- Written problem
Copy verbatim the material from its first line to the line that holds "import * as", including that line.

- Provided data
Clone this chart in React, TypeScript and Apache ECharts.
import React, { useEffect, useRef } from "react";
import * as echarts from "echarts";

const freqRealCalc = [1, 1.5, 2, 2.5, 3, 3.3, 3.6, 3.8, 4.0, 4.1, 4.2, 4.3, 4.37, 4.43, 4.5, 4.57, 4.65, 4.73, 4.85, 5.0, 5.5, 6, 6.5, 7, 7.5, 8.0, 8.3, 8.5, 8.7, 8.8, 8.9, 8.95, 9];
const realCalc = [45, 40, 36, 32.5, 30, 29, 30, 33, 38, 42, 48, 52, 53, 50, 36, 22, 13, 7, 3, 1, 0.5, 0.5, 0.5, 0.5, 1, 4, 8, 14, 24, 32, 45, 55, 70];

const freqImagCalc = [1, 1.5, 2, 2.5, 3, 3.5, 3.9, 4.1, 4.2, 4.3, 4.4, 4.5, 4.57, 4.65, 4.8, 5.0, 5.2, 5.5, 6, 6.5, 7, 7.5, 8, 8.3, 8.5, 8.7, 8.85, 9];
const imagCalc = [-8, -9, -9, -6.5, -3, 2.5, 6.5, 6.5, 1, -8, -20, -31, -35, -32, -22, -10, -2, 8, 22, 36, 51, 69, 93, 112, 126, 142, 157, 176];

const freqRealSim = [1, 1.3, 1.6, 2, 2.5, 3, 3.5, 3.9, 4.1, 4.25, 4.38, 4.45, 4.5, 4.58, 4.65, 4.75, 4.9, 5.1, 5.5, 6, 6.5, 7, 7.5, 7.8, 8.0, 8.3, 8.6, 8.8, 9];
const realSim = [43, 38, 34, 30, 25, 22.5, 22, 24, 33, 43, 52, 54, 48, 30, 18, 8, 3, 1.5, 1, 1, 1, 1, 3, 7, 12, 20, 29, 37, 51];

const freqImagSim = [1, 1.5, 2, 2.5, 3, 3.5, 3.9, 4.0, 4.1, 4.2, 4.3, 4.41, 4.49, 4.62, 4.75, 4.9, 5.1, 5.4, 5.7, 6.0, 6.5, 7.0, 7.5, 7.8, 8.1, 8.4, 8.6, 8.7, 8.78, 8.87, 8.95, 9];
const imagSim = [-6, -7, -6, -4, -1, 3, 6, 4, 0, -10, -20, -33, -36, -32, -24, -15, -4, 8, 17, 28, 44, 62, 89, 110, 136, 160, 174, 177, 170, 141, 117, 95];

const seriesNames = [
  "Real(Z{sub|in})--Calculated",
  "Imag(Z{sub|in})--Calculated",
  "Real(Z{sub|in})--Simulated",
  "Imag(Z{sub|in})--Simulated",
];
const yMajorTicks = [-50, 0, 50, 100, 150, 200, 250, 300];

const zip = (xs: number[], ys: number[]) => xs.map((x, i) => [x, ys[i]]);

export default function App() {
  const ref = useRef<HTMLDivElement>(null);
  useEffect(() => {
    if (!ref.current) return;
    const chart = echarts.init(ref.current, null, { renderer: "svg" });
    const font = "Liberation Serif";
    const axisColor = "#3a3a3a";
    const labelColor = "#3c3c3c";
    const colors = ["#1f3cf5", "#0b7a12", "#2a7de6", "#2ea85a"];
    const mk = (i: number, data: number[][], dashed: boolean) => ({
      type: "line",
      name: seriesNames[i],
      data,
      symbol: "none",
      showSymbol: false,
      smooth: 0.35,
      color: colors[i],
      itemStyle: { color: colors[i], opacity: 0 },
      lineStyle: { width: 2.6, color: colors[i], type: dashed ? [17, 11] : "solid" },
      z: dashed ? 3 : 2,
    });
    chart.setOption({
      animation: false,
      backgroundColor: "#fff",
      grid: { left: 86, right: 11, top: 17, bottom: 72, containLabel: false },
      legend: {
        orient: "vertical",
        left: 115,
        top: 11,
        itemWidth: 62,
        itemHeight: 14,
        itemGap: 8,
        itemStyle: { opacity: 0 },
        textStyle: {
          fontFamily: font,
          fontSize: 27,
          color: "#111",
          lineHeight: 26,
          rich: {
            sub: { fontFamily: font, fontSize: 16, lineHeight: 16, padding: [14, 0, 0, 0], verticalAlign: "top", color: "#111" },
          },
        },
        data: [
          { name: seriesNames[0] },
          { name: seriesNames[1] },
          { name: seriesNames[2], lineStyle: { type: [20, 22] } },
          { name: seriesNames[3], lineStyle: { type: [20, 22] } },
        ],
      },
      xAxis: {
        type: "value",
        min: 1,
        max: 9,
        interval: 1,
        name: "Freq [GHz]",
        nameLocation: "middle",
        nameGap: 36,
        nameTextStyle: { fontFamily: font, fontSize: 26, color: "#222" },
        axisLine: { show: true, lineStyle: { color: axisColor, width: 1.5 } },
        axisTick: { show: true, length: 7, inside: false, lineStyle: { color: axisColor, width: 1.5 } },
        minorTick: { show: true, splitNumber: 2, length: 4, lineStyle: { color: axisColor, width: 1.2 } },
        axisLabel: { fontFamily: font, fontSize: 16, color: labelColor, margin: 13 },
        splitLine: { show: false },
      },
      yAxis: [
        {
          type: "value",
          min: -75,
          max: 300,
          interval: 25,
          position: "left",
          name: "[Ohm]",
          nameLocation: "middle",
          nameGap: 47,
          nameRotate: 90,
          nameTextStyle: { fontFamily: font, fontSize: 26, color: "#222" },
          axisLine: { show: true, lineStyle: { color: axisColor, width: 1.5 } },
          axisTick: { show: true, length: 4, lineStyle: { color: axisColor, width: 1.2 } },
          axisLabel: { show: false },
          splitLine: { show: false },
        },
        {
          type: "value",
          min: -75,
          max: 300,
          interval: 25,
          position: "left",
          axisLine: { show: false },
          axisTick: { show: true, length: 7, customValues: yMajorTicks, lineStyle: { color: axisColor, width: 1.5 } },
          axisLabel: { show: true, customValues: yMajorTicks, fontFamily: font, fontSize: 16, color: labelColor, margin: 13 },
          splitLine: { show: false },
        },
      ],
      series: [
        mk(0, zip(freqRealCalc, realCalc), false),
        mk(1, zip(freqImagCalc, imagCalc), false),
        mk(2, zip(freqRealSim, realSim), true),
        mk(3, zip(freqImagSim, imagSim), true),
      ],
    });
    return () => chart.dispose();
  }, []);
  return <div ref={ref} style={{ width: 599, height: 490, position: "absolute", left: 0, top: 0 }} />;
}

- Answer for the task
Clone this chart in React, TypeScript and Apache ECharts.
import React, { useEffect, useRef } from "react";
import * as echarts from "echarts";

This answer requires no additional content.